Nie potrafił wyjaśnić co nim kierowało gdy niszczył elewację budynków i stojące nieopodal samochody
Policjanci na podstawie zapisu monitoringu wytypowali 31-letniego wandala, który farba zniszczył elewacje budynku a także zarysował karoserie zaparkowanych w pobliżu samochodów.Grozi mu kara do 5 lat pozbawienia wolności.

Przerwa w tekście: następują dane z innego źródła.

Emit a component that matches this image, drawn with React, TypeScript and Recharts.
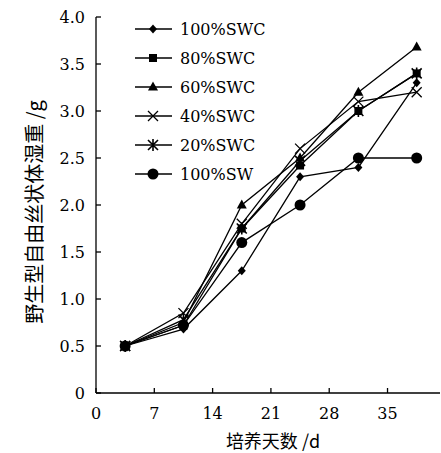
import React from 'react';
import { LineChart, Line, XAxis, YAxis, Legend } from 'recharts';

// sampling days
const days = [3.5, 10.5, 17.5, 24.5, 31.5, 38.5];

const swc100 = [0.5, 0.68, 1.3, 2.3, 2.4, 3.3];
const swc80 = [0.5, 0.72, 1.75, 2.42, 3.0, 3.4];
const swc60 = [0.5, 0.75, 2.0, 2.5, 3.2, 3.68];
const swc40 = [0.5, 0.85, 1.8, 2.6, 3.1, 3.2];
const swc20 = [0.5, 0.78, 1.75, 2.47, 3.0, 3.4];
const sw100 = [0.5, 0.72, 1.6, 2.0, 2.5, 2.5];

const xTicks = [0, 7, 14, 21, 28, 35];
const yTicks = [0, 0.5, 1, 1.5, 2, 2.5, 3, 3.5, 4];

const seriesList = [
  { key: 'swc100', name: '100%SWC', shape: 'diamond', values: swc100 },
  { key: 'swc80', name: '80%SWC', shape: 'square', values: swc80 },
  { key: 'swc60', name: '60%SWC', shape: 'triangle', values: swc60 },
  { key: 'swc40', name: '40%SWC', shape: 'cross', values: swc40 },
  { key: 'swc20', name: '20%SWC', shape: 'star', values: swc20 },
  { key: 'sw100', name: '100%SW', shape: 'circle', values: sw100 },
];

const chartData = days.map((d, i) => {
  const row: any = { day: d };
  seriesList.forEach((s) => {
    row[s.key] = s.values[i];
  });
  return row;
});

const SERIF = '"DejaVu Serif", "Liberation Serif", serif';
const CJK = '"Noto Sans CJK SC", sans-serif';

function Marker({ shape, cx, cy }: { shape: string; cx: number; cy: number }) {
  if (cx == null || cy == null) return null;
  switch (shape) {
    case 'diamond':
      return <path d={`M${cx},${cy - 4.5} L${cx + 4},${cy} L${cx},${cy + 4.5} L${cx - 4},${cy} Z`} fill="#000" />;
    case 'square':
      return <rect x={cx - 4} y={cy - 4} width={8} height={8} fill="#000" />;
    case 'triangle':
      return <path d={`M${cx},${cy - 5.5} L${cx + 5},${cy + 3.5} L${cx - 5},${cy + 3.5} Z`} fill="#000" />;
    case 'cross':
      return (
        <path
          d={`M${cx - 5},${cy - 5} L${cx + 5},${cy + 5} M${cx - 5},${cy + 5} L${cx + 5},${cy - 5}`}
          stroke="#000"
          strokeWidth={1.3}
          fill="none"
        />
      );
    case 'star':
      return (
        <path
          d={`M${cx - 5},${cy - 5} L${cx + 5},${cy + 5} M${cx - 5},${cy + 5} L${cx + 5},${cy - 5} M${cx},${cy - 6} L${cx},${cy + 6}`}
          stroke="#000"
          strokeWidth={1.6}
          fill="none"
        />
      );
    default:
      return <circle cx={cx} cy={cy} r={5.5} fill="#000" />;
  }
}

function LegendBox() {
  return (
    <svg width={130} height={180} style={{ display: 'block' }}>
      {seriesList.map((s, i) => {
        const y = 12 + i * 29;
        return (
          <g key={s.key}>
            <line x1={0} x2={37} y1={y} y2={y} stroke="#000" strokeWidth={1.3} />
            <Marker shape={s.shape} cx={18} cy={y} />
            <text x={45} y={y} dominantBaseline="central" fontFamily={SERIF} fontSize={16} fill="#000">
              {s.name}
            </text>
          </g>
        );
      })}
    </svg>
  );
}

export default function App() {
  return (
    <div style={{ position: 'absolute', left: 0, top: 0, background: '#fff' }}>
      <LineChart width={441} height={453} data={chartData} margin={{ top: 17, right: 1, left: 16, bottom: 0 }}>
        <XAxis
          dataKey="day"
          type="number"
          domain={[0, 41.3]}
          ticks={xTicks}
          allowDataOverflow
          height={60}
          stroke="#000"
          strokeWidth={1.3}
          tickSize={-5}
          tickMargin={20}
          tick={{ fill: '#000', fontFamily: SERIF, fontSize: 16 }}
          label={({ viewBox }: any) => (
            <text
              x={viewBox.x + viewBox.width / 2 + 5}
              y={440}
              textAnchor="middle"
              dominantBaseline="central"
              fontFamily={CJK}
              fontSize={18}
              fill="#000"
            >
              培养天数 /d
            </text>
          )}
        />
        <YAxis
          type="number"
          domain={[0, 4]}
          ticks={yTicks}
          width={80}
          stroke="#000"
          strokeWidth={1.3}
          tickSize={-5}
          tickMargin={16}
          tickFormatter={(v: number) => (v === 0 ? '0' : v.toFixed(1))}
          tick={{ fill: '#000', fontFamily: SERIF, fontSize: 16 }}
          label={({ viewBox }: any) => {
            const cx = viewBox.x + 17;
            const cy = 212;
            return (
              <text
                x={cx}
                y={cy}
                transform={`rotate(-90, ${cx}, ${cy})`}
                textAnchor="middle"
                dominantBaseline="central"
                fontFamily={CJK}
                fontSize={20}
                fill="#000"
              >
                野生型自由丝状体湿重 /g
              </text>
            );
          }}
        />
        <Legend
          layout="vertical"
          verticalAlign="middle"
          align="center"
          wrapperStyle={{ position: 'absolute', top: 17, left: 135, width: 130 }}
          content={() => <LegendBox />}
        />
        {seriesList.map((s) => (
          <Line
            key={s.key}
            dataKey={s.key}
            name={s.name}
            type="linear"
            stroke="#000"
            strokeWidth={1.3}
            isAnimationActive={false}
            dot={(p: any) => <Marker key={`${s.key}-${p.index}`} shape={s.shape} cx={p.cx} cy={p.cy} />}
            activeDot={false}
          />
        ))}
      </LineChart>
    </div>
  );
}
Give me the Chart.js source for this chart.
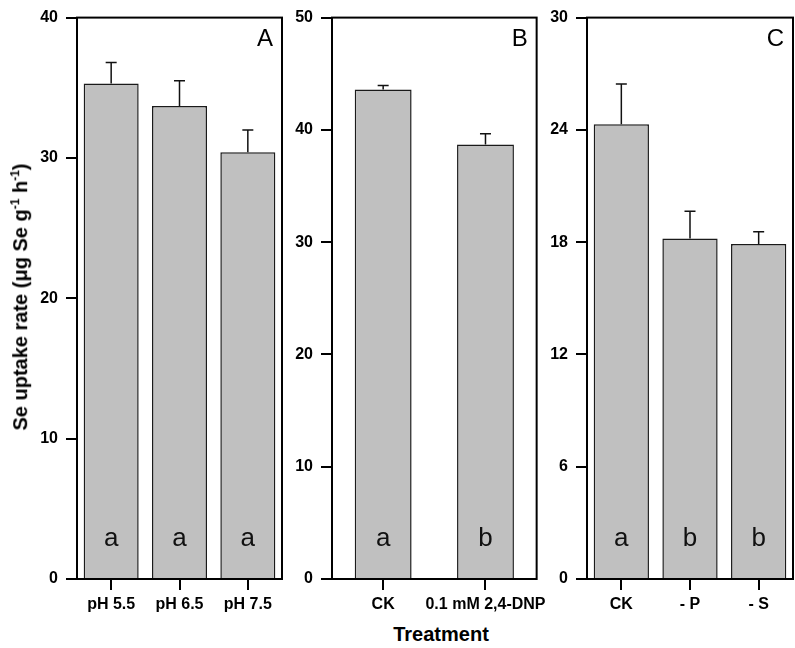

10 czerwca 2016r. sieradzka policja otrzymała zgłoszenie o zniszczeniu mienia przez nieznanego sprawcę. Do zdarzenia miało dojść w nocy na jednej z ulic Sieradza. Według pokrzywdzonego, wandal prawdopodobnie przy użyciu ostrego metalowo przedmiotu porysował powłoki lakiernicze w dwóch zaparkowanych samochodach osobowych marki bmw i opla. Następnie przy użyciu farby w sprayu zniszczył elewację stojących obok budynków. Pokrzywdzony wycenił straty na 18.500 złotych. Policjanci zaczęli czynności procesowe od przejrzenia zapisu lokalnego monitoringu. Już po kilku chwilach jeden z funkcjonariuszy rozpoznał w wandalu 31 – letniego sieradzanina bez stałego miejsca zameldowania. Jego zatrzymanie było już tylko kwestią czasu. Trzy dni później jeden z patroli zauważył na ulicy Bohaterów Września poszukiwanego. Po chwili mężczyzna znalazł się w policyjnym radiowozie. Jeszcze tego samego dnia usłyszał zarzut zniszczenia mienia, do którego częściowo się przyznał. Wyjaśnił, że nie pamięta dokładnego przebiegu zdarzenia gdyż był pod wpływem alkoholu. Najbliższe kilka miesięcy zatrzymany mężczyzna spędzi w zakładzie karnym ponieważ ma do odbycia zasądzoną wcześniej przez sąd karę pozbawienia wolności.